Over thirty years ago a young Washington Post reporter chose to write a compelling memoir of young men in an officer’s school, their wartime experiences in Vietnam, and their lives afterward. Who were these men who served and fought in an unpopular, deeply divisive war, and how did their experiences affect them? It was the story of the West Point Class of 1966, called The Long Gray Line, by Pulitzer Prize–winning author Rick Atkinson.

Now, long after that class of 579 graduated—most commis­sioned in the army, a few in the air force or navy—their story is almost told. All but 3 of the army officers served in Vietnam, where 30 died and many times that number were wounded. After the war many left the service and went on to other careers. Today, in their mid-seventies, most of this group have retired from those careers. Among the class were fabulously success­ful businessmen, entrepreneurs, noted jurists, many successful local and community leaders, educators, academicians, and a number of colonels and generals.

The lessons and meaning of their lives are just now truly coming into focus. Perhaps the most compelling of these les­sons is “character”: how idealistic, talented young people are shaped by the challenges, pressures, and restraints of a hierar­chical and authoritarian institution, and particularly how they blossom with poise, creativity, and courage to face their futures.

Tom Carhart, whose story featured prominently in The Long Gray Line, takes us deep into his own life and the lives of other members of that class, as they planned, plotted, and succeeded in stealing Navy’s heavily guarded mascot, the Navy goat, just prior to the annual Army-Navy football game. It is a story rich with the particulars of the time—the “Leave it to Beaver” wholesome­ness of the generation whose childhood was infused with Walt Disney, Mickey Mantle, and the “dull” presidency of another West Point graduate named Dwight Eisenhower.
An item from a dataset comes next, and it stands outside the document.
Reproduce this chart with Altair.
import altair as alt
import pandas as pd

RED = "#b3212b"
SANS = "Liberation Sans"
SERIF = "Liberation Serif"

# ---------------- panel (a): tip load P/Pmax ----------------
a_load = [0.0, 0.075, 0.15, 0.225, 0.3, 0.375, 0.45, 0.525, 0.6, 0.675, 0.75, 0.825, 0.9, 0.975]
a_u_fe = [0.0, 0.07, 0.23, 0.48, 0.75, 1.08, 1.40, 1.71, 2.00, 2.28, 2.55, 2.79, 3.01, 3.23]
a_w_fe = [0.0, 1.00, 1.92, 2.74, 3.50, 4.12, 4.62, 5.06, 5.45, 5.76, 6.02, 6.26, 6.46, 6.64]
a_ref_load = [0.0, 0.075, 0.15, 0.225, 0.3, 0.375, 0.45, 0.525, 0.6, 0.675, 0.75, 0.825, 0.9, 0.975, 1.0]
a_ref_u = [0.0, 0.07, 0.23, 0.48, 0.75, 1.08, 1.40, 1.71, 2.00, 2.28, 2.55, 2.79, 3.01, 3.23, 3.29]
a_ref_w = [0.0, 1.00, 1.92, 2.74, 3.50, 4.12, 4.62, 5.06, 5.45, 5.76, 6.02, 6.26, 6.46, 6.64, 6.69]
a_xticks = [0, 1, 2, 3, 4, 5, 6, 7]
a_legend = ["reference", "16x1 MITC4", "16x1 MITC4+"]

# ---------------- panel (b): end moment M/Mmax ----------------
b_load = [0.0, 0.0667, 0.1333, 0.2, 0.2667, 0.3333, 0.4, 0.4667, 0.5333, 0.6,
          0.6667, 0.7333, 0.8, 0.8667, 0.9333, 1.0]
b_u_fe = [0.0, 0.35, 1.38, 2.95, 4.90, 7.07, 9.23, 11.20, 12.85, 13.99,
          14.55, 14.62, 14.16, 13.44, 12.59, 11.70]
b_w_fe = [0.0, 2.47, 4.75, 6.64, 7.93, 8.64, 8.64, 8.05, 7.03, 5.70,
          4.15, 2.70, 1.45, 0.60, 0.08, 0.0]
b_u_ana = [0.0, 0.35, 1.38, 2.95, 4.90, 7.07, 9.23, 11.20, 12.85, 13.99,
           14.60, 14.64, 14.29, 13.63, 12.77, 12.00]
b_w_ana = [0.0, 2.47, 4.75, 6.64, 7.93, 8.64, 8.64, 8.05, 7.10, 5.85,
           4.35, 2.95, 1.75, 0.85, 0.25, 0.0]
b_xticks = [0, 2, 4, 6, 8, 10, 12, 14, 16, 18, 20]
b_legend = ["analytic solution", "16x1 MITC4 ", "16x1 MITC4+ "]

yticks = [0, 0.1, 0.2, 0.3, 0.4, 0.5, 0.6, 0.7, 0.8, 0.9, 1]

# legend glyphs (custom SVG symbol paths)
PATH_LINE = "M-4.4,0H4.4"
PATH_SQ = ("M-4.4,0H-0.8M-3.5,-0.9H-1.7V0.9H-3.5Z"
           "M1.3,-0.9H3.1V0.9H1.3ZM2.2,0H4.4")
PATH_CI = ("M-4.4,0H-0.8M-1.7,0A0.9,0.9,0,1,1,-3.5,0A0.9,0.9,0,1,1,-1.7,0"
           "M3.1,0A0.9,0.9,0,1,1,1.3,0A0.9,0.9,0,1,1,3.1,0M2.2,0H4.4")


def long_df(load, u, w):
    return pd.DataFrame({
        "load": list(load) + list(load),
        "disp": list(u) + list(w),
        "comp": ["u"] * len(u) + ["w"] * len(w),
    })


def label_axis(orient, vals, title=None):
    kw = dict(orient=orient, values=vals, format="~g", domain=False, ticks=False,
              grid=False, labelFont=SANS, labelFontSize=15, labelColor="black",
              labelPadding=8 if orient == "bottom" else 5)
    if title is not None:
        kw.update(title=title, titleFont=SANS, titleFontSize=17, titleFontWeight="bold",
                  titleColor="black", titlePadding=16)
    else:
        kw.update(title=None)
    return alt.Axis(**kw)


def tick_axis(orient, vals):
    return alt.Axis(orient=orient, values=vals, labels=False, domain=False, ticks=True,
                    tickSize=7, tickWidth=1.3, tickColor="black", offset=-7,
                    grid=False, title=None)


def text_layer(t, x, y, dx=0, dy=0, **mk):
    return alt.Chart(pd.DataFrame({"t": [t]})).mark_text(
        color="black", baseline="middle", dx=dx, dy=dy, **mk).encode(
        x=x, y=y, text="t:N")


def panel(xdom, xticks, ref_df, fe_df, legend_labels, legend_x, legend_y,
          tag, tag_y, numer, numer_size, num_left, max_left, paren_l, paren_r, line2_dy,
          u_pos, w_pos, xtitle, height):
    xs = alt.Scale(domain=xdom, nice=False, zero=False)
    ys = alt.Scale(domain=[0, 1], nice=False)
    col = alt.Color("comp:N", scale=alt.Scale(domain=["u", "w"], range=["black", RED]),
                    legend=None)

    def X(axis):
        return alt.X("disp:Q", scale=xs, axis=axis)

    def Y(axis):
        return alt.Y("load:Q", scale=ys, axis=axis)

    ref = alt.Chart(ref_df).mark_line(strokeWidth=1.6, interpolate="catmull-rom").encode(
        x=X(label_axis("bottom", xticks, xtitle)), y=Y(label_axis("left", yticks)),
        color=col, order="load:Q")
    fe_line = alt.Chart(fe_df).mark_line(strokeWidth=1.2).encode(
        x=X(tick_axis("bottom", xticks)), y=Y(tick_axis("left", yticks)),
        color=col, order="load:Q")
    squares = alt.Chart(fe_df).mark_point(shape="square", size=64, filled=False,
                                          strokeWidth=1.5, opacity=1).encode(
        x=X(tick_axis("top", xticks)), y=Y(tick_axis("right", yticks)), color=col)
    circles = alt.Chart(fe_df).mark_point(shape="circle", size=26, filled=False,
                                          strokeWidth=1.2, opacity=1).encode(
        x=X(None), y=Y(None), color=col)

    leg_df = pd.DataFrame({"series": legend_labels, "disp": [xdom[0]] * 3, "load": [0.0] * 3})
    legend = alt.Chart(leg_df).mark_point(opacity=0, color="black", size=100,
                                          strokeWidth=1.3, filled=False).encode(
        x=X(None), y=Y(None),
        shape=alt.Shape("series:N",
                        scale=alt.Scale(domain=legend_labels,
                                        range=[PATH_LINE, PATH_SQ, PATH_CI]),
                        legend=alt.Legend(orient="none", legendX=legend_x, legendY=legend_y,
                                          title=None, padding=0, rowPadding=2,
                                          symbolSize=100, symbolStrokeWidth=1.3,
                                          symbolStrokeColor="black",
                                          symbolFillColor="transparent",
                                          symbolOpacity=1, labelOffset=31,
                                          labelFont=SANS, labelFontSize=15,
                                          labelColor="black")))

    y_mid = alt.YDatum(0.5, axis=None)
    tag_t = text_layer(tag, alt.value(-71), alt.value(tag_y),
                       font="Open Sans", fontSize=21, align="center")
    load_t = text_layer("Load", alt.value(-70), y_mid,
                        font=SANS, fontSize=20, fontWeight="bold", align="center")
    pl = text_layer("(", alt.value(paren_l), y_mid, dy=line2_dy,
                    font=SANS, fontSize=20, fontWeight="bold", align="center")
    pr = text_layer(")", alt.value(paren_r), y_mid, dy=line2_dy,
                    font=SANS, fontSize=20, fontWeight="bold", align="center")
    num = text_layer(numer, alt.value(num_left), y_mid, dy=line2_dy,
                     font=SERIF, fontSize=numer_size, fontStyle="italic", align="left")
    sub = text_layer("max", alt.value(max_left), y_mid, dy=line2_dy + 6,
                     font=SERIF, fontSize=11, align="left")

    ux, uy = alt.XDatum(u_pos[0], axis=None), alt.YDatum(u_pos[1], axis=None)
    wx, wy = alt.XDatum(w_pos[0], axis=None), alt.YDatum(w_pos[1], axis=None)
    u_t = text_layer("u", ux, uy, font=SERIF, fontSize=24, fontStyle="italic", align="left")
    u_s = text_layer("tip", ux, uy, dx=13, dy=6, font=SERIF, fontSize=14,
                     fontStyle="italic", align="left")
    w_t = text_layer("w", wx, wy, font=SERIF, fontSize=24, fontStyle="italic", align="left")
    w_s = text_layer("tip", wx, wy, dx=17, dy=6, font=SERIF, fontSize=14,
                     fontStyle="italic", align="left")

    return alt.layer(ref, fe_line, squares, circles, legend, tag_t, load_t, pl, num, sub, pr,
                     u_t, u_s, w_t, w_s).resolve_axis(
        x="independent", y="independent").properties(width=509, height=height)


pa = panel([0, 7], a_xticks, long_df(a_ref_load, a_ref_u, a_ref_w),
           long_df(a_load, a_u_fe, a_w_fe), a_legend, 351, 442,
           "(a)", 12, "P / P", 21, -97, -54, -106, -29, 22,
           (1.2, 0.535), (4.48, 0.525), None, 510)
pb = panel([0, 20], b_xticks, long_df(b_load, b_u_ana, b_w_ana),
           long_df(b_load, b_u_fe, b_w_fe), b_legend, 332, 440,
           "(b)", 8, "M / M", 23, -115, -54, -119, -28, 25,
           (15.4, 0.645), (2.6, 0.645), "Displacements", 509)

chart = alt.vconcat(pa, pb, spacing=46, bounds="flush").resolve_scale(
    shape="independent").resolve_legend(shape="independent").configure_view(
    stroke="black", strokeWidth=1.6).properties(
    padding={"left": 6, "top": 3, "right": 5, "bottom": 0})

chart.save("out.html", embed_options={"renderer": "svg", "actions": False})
Theirs was a generation just beginning to experience the openness and rebel­lion of the sixties. These men faced the growing recognition that they would soon be thrust into a life-and-death struggle in the war in Vietnam.
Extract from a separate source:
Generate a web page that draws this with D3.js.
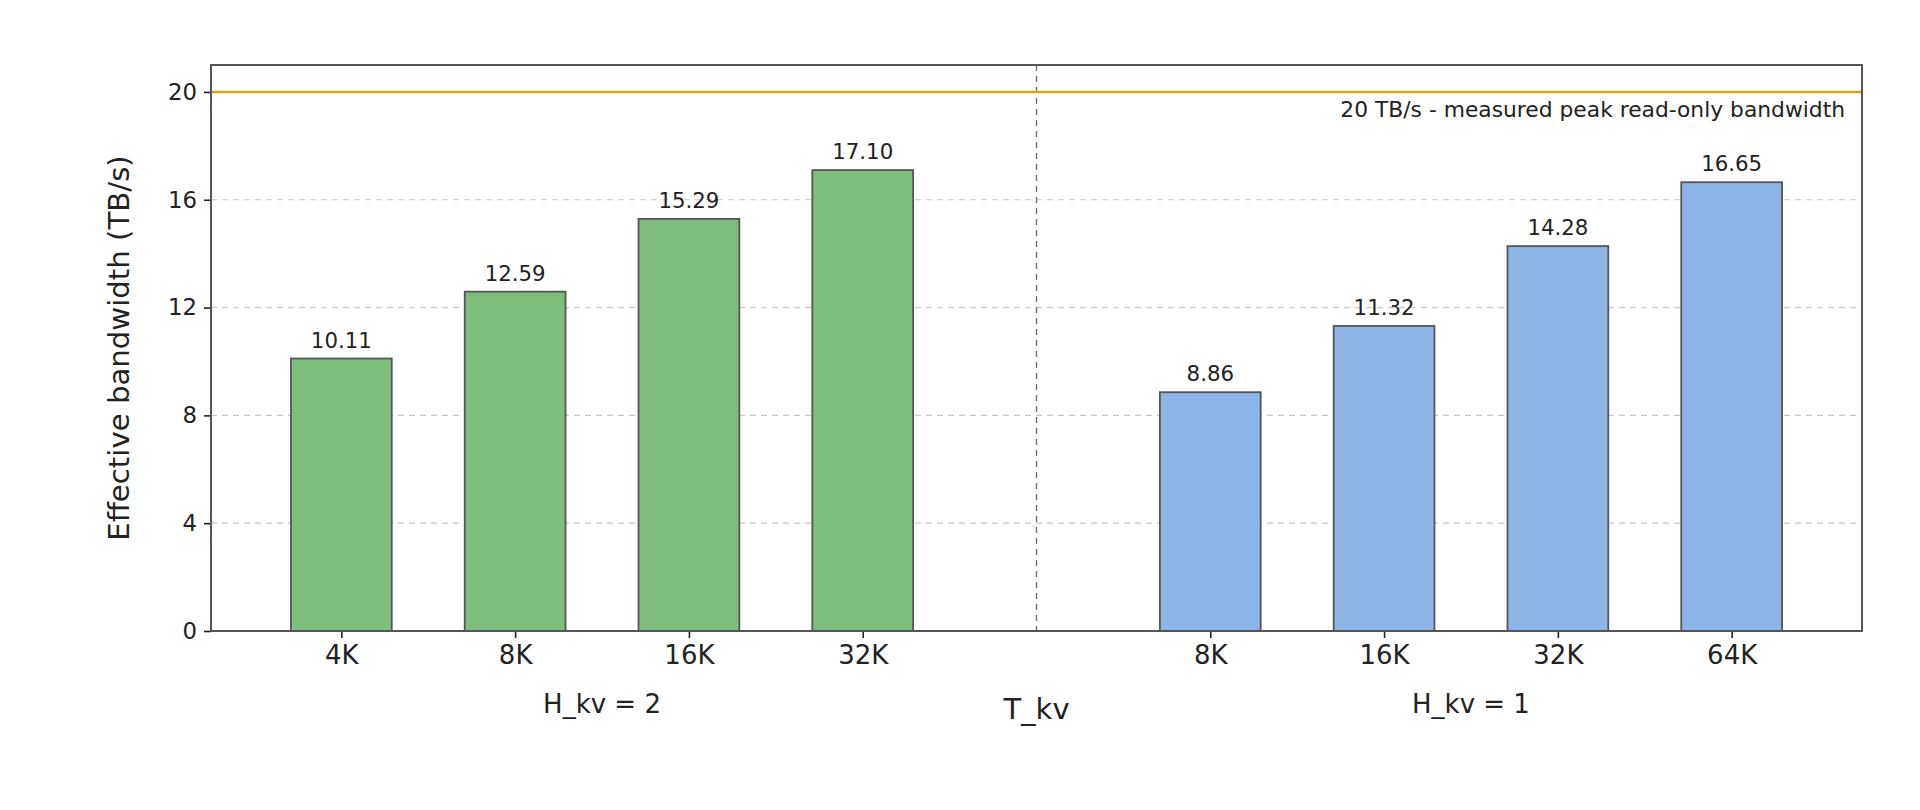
<!DOCTYPE html>
<html>
<head>
<meta charset="utf-8">
<script src="https://cdn.jsdelivr.net/npm/d3@7"></script>
<style>
  body { margin: 0; background: #fff; }
  text { font-family: "DejaVu Sans", sans-serif; fill: #222; }
</style>
</head>
<body>
<div id="chart-area"></div>
<script>
// data
const groupNames = ["H_kv = 2", "H_kv = 1"];
const catsH2 = ["4K", "8K", "16K", "32K"];
const valsH2 = [10.11, 12.59, 15.29, 17.10];
const catsH1 = ["8K", "16K", "32K", "64K"];
const valsH1 = [8.86, 11.32, 14.28, 16.65];
const yTicks = [0, 4, 8, 12, 16, 20];
const peak = 20;
const peakLabel = "20 TB/s - measured peak read-only bandwidth";

// margins
const margin = { left: 211, right: 58, top: 65, bottom: 179 };
const W = 1920, H = 810;
const width = W - margin.left - margin.right;
const height = H - margin.top - margin.bottom;

const svg = d3.select("#chart-area")
  .append("svg")
    .attr("width", W)
    .attr("height", H);
const g = svg.append("g")
  .attr("transform", "translate(" + margin.left + "," + margin.top + ")");

// build bar rows: slot 4 is the gap between groups
const bars = [];
catsH2.forEach(function(c, i) { bars.push({ cat: c, value: valsH2[i], pos: i, group: 0 }); });
catsH1.forEach(function(c, i) { bars.push({ cat: c, value: valsH1[i], pos: i + 5, group: 1 }); });

const x = d3.scaleLinear().domain([-0.75, 8.75]).range([0, width]);
const y = d3.scaleLinear().domain([0, 21]).range([height, 0]);
const barW = 0.58;
const colors = ["#7dbe7d", "#8db5e8"];

// grid
g.selectAll(".grid")
  .data(yTicks.filter(function(d) { return d > 0 && d < peak; }))
  .enter().append("line")
    .attr("x1", 0).attr("x2", width)
    .attr("y1", function(d) { return y(d); })
    .attr("y2", function(d) { return y(d); })
    .attr("stroke", "#c8c8c8")
    .attr("stroke-width", 1.2)
    .attr("stroke-dasharray", "6,5");

// divider between groups
g.append("line")
  .attr("x1", x(4)).attr("x2", x(4))
  .attr("y1", 0).attr("y2", height)
  .attr("stroke", "#666")
  .attr("stroke-width", 1.3)
  .attr("stroke-dasharray", "6,5");

// peak line
g.append("line")
  .attr("x1", 0).attr("x2", width)
  .attr("y1", y(peak)).attr("y2", y(peak))
  .attr("stroke", "#d4a514")
  .attr("stroke-width", 2.5);
g.append("text")
  .attr("x", width - 17)
  .attr("y", y(peak) + 25)
  .attr("text-anchor", "end")
  .attr("font-size", "21.8px")
  .text(peakLabel);

// bars
g.selectAll(".bar")
  .data(bars)
  .enter().append("rect")
    .attr("x", function(d) { return x(d.pos - barW / 2); })
    .attr("width", x(barW) - x(0))
    .attr("y", function(d) { return y(d.value); })
    .attr("height", function(d) { return y(0) - y(d.value); })
    .attr("fill", function(d) { return colors[d.group]; })
    .attr("stroke", "#555")
    .attr("stroke-width", 1.8);

// value labels
g.selectAll(".val")
  .data(bars)
  .enter().append("text")
    .attr("x", function(d) { return x(d.pos); })
    .attr("y", function(d) { return y(d.value) - 11; })
    .attr("text-anchor", "middle")
    .attr("font-size", "21.3px")
    .text(function(d) { return d.value.toFixed(2); });

// axes
const yAxisCall = d3.axisLeft(y).tickValues(yTicks).tickSize(7).tickPadding(7);
const yAxis = g.append("g").call(yAxisCall);
yAxis.select(".domain").remove();
yAxis.selectAll(".tick line").attr("stroke", "#222").attr("stroke-width", 1.6);
yAxis.selectAll(".tick text").attr("font-size", "22.8px").attr("font-family", "DejaVu Sans").attr("fill", "#222");

const xAxisCall = d3.axisBottom(x)
  .tickValues(bars.map(function(d) { return d.pos; }))
  .tickFormat(function(p) { return bars.find(function(d) { return d.pos === p; }).cat; })
  .tickSize(7).tickPadding(8);
const xAxis = g.append("g")
  .attr("transform", "translate(0," + height + ")")
  .call(xAxisCall);
xAxis.select(".domain").remove();
xAxis.selectAll(".tick line").attr("stroke", "#222").attr("stroke-width", 1.6);
xAxis.selectAll(".tick text").attr("font-size", "26px").attr("font-family", "DejaVu Sans").attr("fill", "#222");

// frame
g.append("rect")
  .attr("x", 0).attr("y", 0)
  .attr("width", width).attr("height", height)
  .attr("fill", "none")
  .attr("stroke", "#555")
  .attr("stroke-width", 2);

// group labels
groupNames.forEach(function(name, i) {
  g.append("text")
    .attr("x", x(i === 0 ? 1.5 : 6.5))
    .attr("y", height + 82)
    .attr("text-anchor", "middle")
    .attr("font-size", "26px")
    .text(name);
});

// axis labels
g.append("text")
  .attr("x", x(4))
  .attr("y", height + 88)
  .attr("text-anchor", "middle")
  .attr("font-size", "29px")
  .text("T_kv");

g.append("text")
  .attr("transform", "translate(" + (-82) + "," + (height / 2) + ") rotate(-90)")
  .attr("text-anchor", "middle")
  .attr("font-size", "29.2px")
  .text("Effective bandwidth (TB/s)");
</script>
</body>
</html>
This is also a timeless story of the path to adulthood—breaking the bonds of parental restriction while also taking risks, all in the pursuit of lofty aims and glory. Long ago Apol­lonius of Rhodes mythologized the quest for adulthood in the timeless story of Jason and the Golden Fleece: a young man must leave home and risk his life in a distant land to capture the magical wool that will make him king. He uses guile and charm and daring, escaping near-certain death, to ultimately succeed.
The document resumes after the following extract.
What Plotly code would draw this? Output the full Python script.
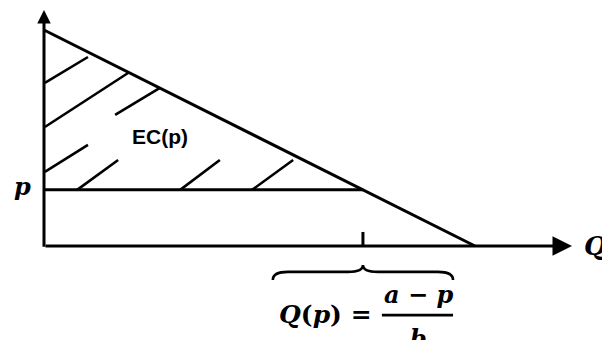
import plotly.graph_objects as go

# Linear demand p = a - b*Q and a market price p0
a = 10.0          # price intercept
b = 1.0           # slope of demand
p0 = 2.6          # market price
q_max = a / b     # quantity intercept
q_p = (a - p0) / b  # quantity demanded at p0

# Hatching strokes inside the consumer-surplus triangle (Q0, P0, Q1, P1)
hatch_strokes = [
    (0.02, 7.55, 1.02, 8.75),
    (0.02, 5.51, 1.95, 8.01),
    (1.65, 6.07, 2.69, 7.32),
    (0.02, 3.43, 1.02, 4.68),
    (0.77, p0, 1.72, 3.98),
    (3.16, p0, 4.08, 3.98),
    (4.83, p0, 5.78, 3.98),
]

# Axis extents (data units) and arrow tips
x_range = [-1.0209, 12.9466]
y_range = [-4.3519, 11.3889]
x_tip = 12.25
y_tip = 10.93

INK = "black"
LW = 3

fig = go.Figure()

# Demand line
fig.add_trace(go.Scatter(x=[0, q_max], y=[a, 0], mode="lines",
                         line=dict(color=INK, width=LW), hoverinfo="skip"))
# Price line
fig.add_trace(go.Scatter(x=[0, q_p], y=[p0, p0], mode="lines",
                         line=dict(color=INK, width=LW), hoverinfo="skip"))
# Tick at Q(p)
fig.add_trace(go.Scatter(x=[q_p, q_p], y=[0, 0.65], mode="lines",
                         line=dict(color=INK, width=LW), hoverinfo="skip"))

# Hatching
for x0, y0, x1, y1 in hatch_strokes:
    fig.add_trace(go.Scatter(x=[x0, x1], y=[y0, y1], mode="lines",
                             line=dict(color=INK, width=2.6), hoverinfo="skip"))

# Axes with arrowheads
fig.add_annotation(x=x_tip, y=0, ax=0, ay=0, xref="x", yref="y", axref="x", ayref="y",
                   text="", showarrow=True, arrowhead=2, arrowsize=1.3, arrowwidth=LW,
                   arrowcolor=INK, standoff=0, startstandoff=0)
fig.add_annotation(x=0, y=y_tip, ax=0, ay=-0.1, xref="x", yref="y", axref="x", ayref="y",
                   text="", showarrow=True, arrowhead=2, arrowsize=0.9, arrowwidth=LW,
                   arrowcolor=INK, standoff=0, startstandoff=0)

# Curly brace under the quantity axis, centred on Q(p)
half = 2.09
r = 0.35
y_end, y_body, y_peak = -1.57, -1.20, -0.88
xl, xr = q_p - half, q_p + half
brace = (f"M {xl},{y_end} Q {xl},{y_body} {xl + r},{y_body} "
         f"L {q_p - r},{y_body} Q {q_p},{y_body} {q_p},{y_peak} "
         f"Q {q_p},{y_body} {q_p + r},{y_body} "
         f"L {xr - r},{y_body} Q {xr},{y_body} {xr},{y_end}")
fig.add_shape(type="path", path=brace, xref="x", yref="y",
              line=dict(color=INK, width=2.6))

# Fraction bar
fig.add_shape(type="line", x0=7.84, x1=9.49, y0=-3.20, y1=-3.20, xref="x", yref="y",
              line=dict(color=INK, width=2.6))

serif = "DejaVu Serif"
labels = [
    dict(x=2.69, y=5.05, text="<b>EC(p)</b>", font=dict(family="Liberation Sans", size=21)),
    dict(x=-0.51, y=p0 + 0.15, text="<b><i>p</i></b>", font=dict(family=serif, size=24)),
    dict(x=12.80, y=0.0, text="<b><i>Q</i></b>", font=dict(family=serif, size=26)),
    dict(x=6.52, y=-3.15, text="<b><i>Q</i>(<i>p</i>) =</b>", font=dict(family=serif, size=25)),
    dict(x=8.68, y=-2.25, text="<b><i>a</i> − <i>p</i></b>", font=dict(family=serif, size=24)),
    dict(x=8.68, y=-4.30, text="<b><i>b</i></b>", font=dict(family=serif, size=24)),
]
for lab in labels:
    fig.add_annotation(xref="x", yref="y", showarrow=False, xanchor="center",
                       yanchor="middle", font_color=INK, **lab)

fig.update_layout(
    width=602, height=340, autosize=False,
    margin=dict(l=0, r=0, t=0, b=0),
    paper_bgcolor="white", plot_bgcolor="white",
    showlegend=False,
    xaxis=dict(range=x_range, visible=False, fixedrange=True),
    yaxis=dict(range=y_range, visible=False, fixedrange=True),
)

fig.write_html("out.html")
Ironically, this is virtually the same story, as Tom and his band of brother Argonauts penetrate the foreign and hostile grounds of the U.S. Naval Academy to steal its famed mascot. But this is a true story, and they succeeded against long odds and high risks. The men involved built on the success of their quest and it became the nugget of each of their life stories: suc­cess against the odds but achieved through smart planning, risk-taking, and perseverance.

For the rest of our class the theft was one of those moments that flashed across our lives. We applauded, we gloated a little, we shared in the triumph of our classmates. We sensed at the time that this was no mere prank—it was a classic small-unit military operation done in defiance of our own chain of com­mand. We also sensed that it spoke to some special qualities of our classmates who pulled it off—as the record of their later accomplishments shows. Many of us, no doubt, wished we had had the imagination and daring to be a part of that effort, and perhaps vicariously we absorbed bits of the lesson ourselves.

Gen. Douglas MacArthur, while serving as West Point’s superintendent in 1922, expressed it this way: “On the fields of friendly strife are sown the seeds that on other days, on other battlefields, will yield the fruits of victory.” So it has been, for this group of men. Read their story, beautifully told by my class­mate and friend, Tom Carhart.